Prepayment, on the other hand, offers a guaranteed saving equal to the home loan interest rate because every rupee prepaid reduces future interest costs.
The choice often depends on an individual’s financial goals, risk appetite and overall investment strategy.
Things borrowers should check before prepaying
Before making any lump-sum payment, borrowers should verify a few important points:
1. Check whether the lender levies any prepayment charges.
2. Confirm how the prepayment will be adjusted.
3. Ask the lender to reduce tenure rather than EMI if the objective is interest savings.
4. Keep sufficient liquidity for emergencies.
5. Continue retirement and long-term investments before allocating large sums towards prepayment.
A disciplined approach can help borrowers strike the right balance between debt reduction and wealth creation.
The bottom line
A home loan is often seen as a long-term commitment that must simply run its course. However, small and regular prepayments can significantly change the outcome. In the case of a Rs 50 lakh loan at 8% interest, prepaying just Rs 1 lakh every year can reduce the repayment period from 20 years to less than 16 years and save around Rs 15-17 lakh in interest.
The strategy does not require a massive lump-sum contribution. It only requires consistency. For borrowers looking to become debt-free earlier, annual prepayments can be one of the simplest and most effective ways to shorten the journey.

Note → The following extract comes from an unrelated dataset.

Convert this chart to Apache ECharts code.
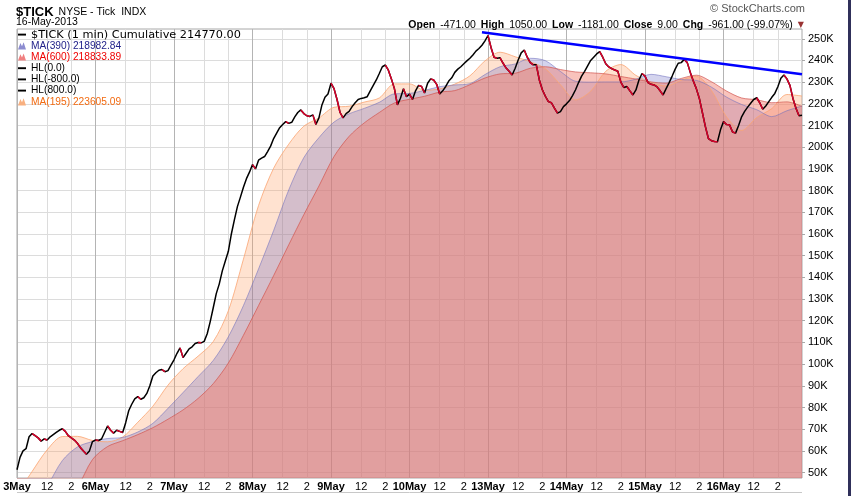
<!DOCTYPE html>
<html>
<head>
<meta charset="utf-8">
<title>$TICK NYSE - Tick INDX</title>
<script src="https://cdn.jsdelivr.net/npm/echarts@6/dist/echarts.min.js"></script>
<style>
html,body{margin:0;padding:0;background:#fff;}
#chart{width:851px;height:496px;}
</style>
</head>
<body>
<div id="chart"></div>
<script>
// 交易日，每天 26 个 15 分钟格（9:30 开盘）
var days = ['3May','6May','7May','8May','9May','10May','13May','14May','15May','16May'];
var slotsPerDay = 26;
var slot12 = 10, slot2 = 18;   // 12:00 和 14:00 所在格

// $TICK 累计值（每 15 分钟读一个点），最后一个是 16May 收盘
var tickCum = [
  51300,57000,60000,61000,66500,68000,67000,66000,64500,65500,65000,66500,67500,68500,69500,70200,69000,67000,66000,65000,63500,61500,60000,58500,60000,64300,
  65000,64800,65500,68500,71500,69500,68200,69500,69000,68500,73000,78500,81500,84000,85000,83800,84500,86500,90000,94500,96000,97200,97500,96500,97000,99500,
  102000,105000,107500,103000,105000,107000,108000,109500,110000,109800,110500,114000,119600,126000,132500,137000,143000,147500,152000,160000,166500,172600,177000,181500,185500,188500,
  192000,190000,194000,195000,195700,198000,200500,204000,206500,209000,210500,211800,211000,211500,214000,216000,217200,215500,214500,214200,214900,210500,213500,219500,223000,224500,
  229500,227000,222000,216000,213500,215500,216500,218700,220500,222000,222500,222800,223300,226000,228500,231000,234000,237100,237900,235500,231500,227000,219500,222600,227000,223300,
  224500,222000,226000,228500,228000,225000,229500,231500,231000,229000,224500,226000,228000,230500,232000,234500,236000,237100,238500,239800,241000,242500,244300,245500,247000,249000,
  251500,246000,241500,241000,241200,238700,236500,235000,233300,236400,240200,243500,244800,241500,239000,238000,238000,231000,226500,223500,221000,220500,218000,215700,216400,218700,
  220000,221500,223800,226500,229800,232800,235000,237500,240000,241500,243000,244100,241500,238500,237000,236200,235600,235000,230000,227500,228000,226000,224100,226400,231000,234000,
  232800,229800,229000,228700,227800,226000,224100,227000,229800,232800,236000,238700,239000,240500,239000,234500,230500,227000,222500,216000,209500,204000,203000,202600,202500,208000,
  211800,210500,210300,207000,206500,210000,214000,216500,218500,220300,222000,222800,220500,217500,219000,221000,223000,224800,227900,231800,233300,231500,228500,222500,218000,214500,
  214770
];

// 均线，每 5 格读一个点
var maStep = 5;
var ma195 = [40000,50500,60500,66600,66700,64800,64200,66400,73200,80600,90300,97900,103700,110400,124600,148400,173100,190300,201400,209700,213500,
  218400,218900,220800,222700,229200,229200,226200,226900,229100,232900,239800,243800,241700,239400,236200,228800,221800,225800,235000,238100,233100,
  229900,228200,230900,232700,226200,214000,207700,213700,217800,224300,223605];
var ma390 = [22000,32000,43500,55500,61800,64300,65700,66200,68700,72700,79600,86900,94300,101700,112600,127000,143900,161600,180300,195200,204400,
  211600,215400,217900,220700,224600,224800,226200,227900,228700,229300,233500,237100,238400,241000,239900,234900,230400,230000,230100,230100,231400,
  233600,232500,231200,230800,227700,223100,219700,217300,214100,216800,218983];
var ma600 = [10000,18000,26000,34000,43000,56000,62000,64700,67500,70700,74600,78900,84200,91000,100500,113300,127000,140800,155000,168900,182100,
  195700,205000,211200,216000,220400,222100,223500,225400,226100,228800,231900,233800,234100,236400,237100,235800,234700,234300,233800,232600,231400,
  230100,229500,231700,233200,230200,225900,222700,221900,220500,220900,218834];

var hlLevels = [0, -800, 800];
var trendLine = [[154, 253000], [260, 233600]];
var yTicks = [50000,60000,70000,80000,90000,100000,110000,120000,130000,140000,150000,160000,170000,180000,190000,200000,210000,220000,230000,240000,250000];

// x 轴类目
var categories = [];
days.forEach(function (d) {
  for (var j = 0; j < slotsPerDay; j++) {
    var m = 570 + j * 15;
    var t = Math.floor(m / 60) + ':' + ('0' + m % 60).slice(-2);
    categories.push(j === 0 ? d : (j === slot12 ? '12' : (j === slot2 ? '2' : t)));
  }
});
categories.push('16:00');

function toPairs(arr) {
  return arr.map(function (v, k) { return [k * maStep, v]; });
}

// 下跌段用红线盖在黑线上，分两组交替放，避免两段之间被连起来
var downA = tickCum.map(function () { return null; });
var downB = downA.slice();
var piece = -1, inDown = false;
for (var i = 0; i < tickCum.length - 1; i++) {
  if (tickCum[i + 1] < tickCum[i]) {
    if (!inDown) { piece++; inDown = true; }
    var target = piece % 2 ? downB : downA;
    target[i] = tickCum[i];
    target[i + 1] = tickCum[i + 1];
  } else {
    inDown = false;
  }
}

function showSlot(index) {
  var j = index % slotsPerDay;
  return index < tickCum.length - 1 && (j === 0 || j === slot12 || j === slot2);
}

var tickName = '$TICK (1 min) Cumulative 214770.00';
var lineIcon = 'path://M0,0h10v2.4H0z';
var hillIcon = 'path://M0,10L3,2L5,6L7,1L10,10Z';
var smallText = {fontSize: 10.2, fontFamily: 'Liberation Sans'};

function legendItem(name, icon, iconColor, textColor) {
  return {
    name: name, icon: icon, itemStyle: {color: iconColor},
    textStyle: {color: textColor, fontSize: smallText.fontSize, fontFamily: smallText.fontFamily, lineHeight: 11.2}
  };
}

function downSeries(data) {
  return {
    name: 'down', type: 'line', data: data, showSymbol: false, z: 6, silent: true,
    connectNulls: false, lineStyle: {color: '#d8002a', width: 1.5}
  };
}

var chart = echarts.init(document.getElementById('chart'));
chart.setOption({
  animation: false,
  backgroundColor: '#fff',
  title: [
    {
      left: 16, top: 3, padding: 0,
      text: '{a|$TICK} {b|NYSE - Tick  INDX}',
      textStyle: {rich: {
        a: {fontSize: 13, fontWeight: 'bold', fontFamily: 'Liberation Sans', color: '#000'},
        b: {fontSize: 10.5, fontWeight: 'normal', fontFamily: 'Liberation Sans', color: '#000'}
      }}
    },
    {
      left: 16, top: 17, padding: 0, text: '16-May-2013',
      textStyle: {fontSize: 10.5, fontWeight: 'normal', fontFamily: 'Liberation Sans', color: '#000'}
    },
    {
      right: 46, top: 3, padding: 0, text: '\u00a9 StockCharts.com',
      textStyle: {fontSize: 11, fontWeight: 'normal', fontFamily: 'Liberation Sans', color: '#555'}
    },
    {
      right: 47, top: 16, padding: 0,
      text: '{k|Open} {v|-471.00} {k|High} {v|1050.00} {k|Low} {v|-1181.00} {k|Close} {v|9.00} {k|Chg} {v|-961.00 (-99.07%)} {t|\u25bc}',
      textStyle: {rich: {
        k: {fontSize: 10.5, fontWeight: 'bold', fontFamily: 'Liberation Sans', color: '#000'},
        v: {fontSize: 10.5, fontWeight: 'normal', fontFamily: 'Liberation Sans', color: '#000'},
        t: {fontSize: 8, fontWeight: 'normal', fontFamily: 'DejaVu Sans', color: '#993333'}
      }}
    }
  ],
  legend: {
    orient: 'vertical', left: 18, top: 29, padding: 0,
    itemWidth: 8, itemHeight: 9, itemGap: 0,
    selectedMode: false,
    textStyle: {fontSize: 11.3, fontFamily: 'DejaVu Sans', color: '#000', lineHeight: 11.2},
    data: [
      {name: tickName, icon: lineIcon, itemStyle: {color: '#000'}},
      legendItem('MA(390) 218982.84', hillIcon, '#8c8cd0', '#22228a'),
      legendItem('MA(600) 218833.89', hillIcon, '#f08080', '#ee0000'),
      legendItem('HL(0.0)', lineIcon, '#000', '#000'),
      legendItem('HL(-800.0)', lineIcon, '#000', '#000'),
      legendItem('HL(800.0)', lineIcon, '#000', '#000'),
      legendItem('MA(195) 223605.09', hillIcon, '#f8b080', '#f26a10')
    ]
  },
  grid: {left: 17, right: 49, top: 29, bottom: 18, show: true, borderColor: '#a8a8a8', borderWidth: 1},
  xAxis: {
    type: 'category', data: categories, boundaryGap: false,
    axisLine: {show: false}, axisTick: {show: false},
    axisLabel: {
      interval: showSlot, margin: 3, fontSize: 11, fontFamily: 'Liberation Sans', color: '#000',
      formatter: function (value, index) {
        return index % slotsPerDay === 0 ? '{d|' + value + '}' : value;
      },
      rich: {d: {fontSize: 11, fontWeight: 'bold', fontFamily: 'Liberation Sans', color: '#000'}}
    },
    splitLine: {show: true, interval: showSlot, lineStyle: {color: ['#b4b4b4', '#dcdcdc', '#dcdcdc'], width: 1}}
  },
  yAxis: {
    type: 'value', position: 'right', min: 47500, max: 254500,
    axisLine: {show: false},
    axisTick: {show: true, customValues: yTicks, length: 3, lineStyle: {color: '#a8a8a8'}},
    axisLabel: {
      customValues: yTicks, margin: 6, fontSize: 11, fontFamily: 'Liberation Sans', color: '#000',
      formatter: function (v) { return v / 1000 + 'K'; }
    },
    splitLine: {show: true, lineStyle: {color: '#dcdcdc', width: 1}}
  },
  series: [
    {
      name: 'MA(195) 223605.09', type: 'line', data: toPairs(ma195), smooth: 0.3,
      showSymbol: false, silent: true,
      lineStyle: {color: 'rgba(250,165,115,0.8)', width: 1},
      itemStyle: {color: '#f8b080'},
      areaStyle: {color: 'rgba(255,160,100,0.3)', opacity: 1, origin: 'start'}
    },
    {
      name: 'MA(390) 218982.84', type: 'line', data: toPairs(ma390), smooth: 0.3,
      showSymbol: false, silent: true,
      lineStyle: {color: 'rgba(110,110,190,0.55)', width: 1},
      itemStyle: {color: '#8c8cd0'},
      areaStyle: {color: 'rgba(90,90,190,0.26)', opacity: 1, origin: 'start'}
    },
    {
      name: 'MA(600) 218833.89', type: 'line', data: toPairs(ma600), smooth: 0.3,
      showSymbol: false, silent: true,
      lineStyle: {color: 'rgba(210,85,80,0.7)', width: 1},
      itemStyle: {color: '#f08080'},
      areaStyle: {color: 'rgba(241,122,106,0.45)', opacity: 1, origin: 'start'}
    },
    {name: 'HL(0.0)', type: 'line', data: [[0, hlLevels[0]], [260, hlLevels[0]]], showSymbol: false, lineStyle: {color: '#000', width: 1}},
    {name: 'HL(-800.0)', type: 'line', data: [[0, hlLevels[1]], [260, hlLevels[1]]], showSymbol: false, lineStyle: {color: '#000', width: 1}},
    {name: 'HL(800.0)', type: 'line', data: [[0, hlLevels[2]], [260, hlLevels[2]]], showSymbol: false, lineStyle: {color: '#000', width: 1}},
    {
      name: tickName, type: 'line', data: tickCum, showSymbol: false, z: 5,
      itemStyle: {color: '#000'}, lineStyle: {color: '#000', width: 1.5}
    },
    downSeries(downA),
    downSeries(downB),
    {
      name: 'trend', type: 'line', data: trendLine, z: 7,
      symbol: 'rect', symbolSize: 7, showSymbol: true,
      lineStyle: {color: '#0000ff', width: 2.5},
      itemStyle: {color: '#ffee00', borderColor: '#d9a000', borderWidth: 1}
    }
  ],
  graphic: [
    {type: 'line', shape: {x1: 17, y1: 492.5, x2: 802, y2: 492.5}, style: {stroke: '#c8c8c8', lineWidth: 1}, silent: true},
    {type: 'rect', shape: {x: 848, y: 0, width: 3, height: 496}, style: {fill: '#30305a'}, silent: true}
  ]
});
</script>
</body>
</html>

Disclaimer: The calculations used in this article are illustrative and based on a home loan of Rs 50 lakh at an interest rate of 8% with a 20-year tenure. Actual savings, loan tenure reduction and repayment schedules may vary depending on the lender’s amortisation method, timing and frequency of prepayments, interest rate changes, and other loan-specific terms. Borrowers should consult their lender or use a loan amortisation calculator before making financial decisions.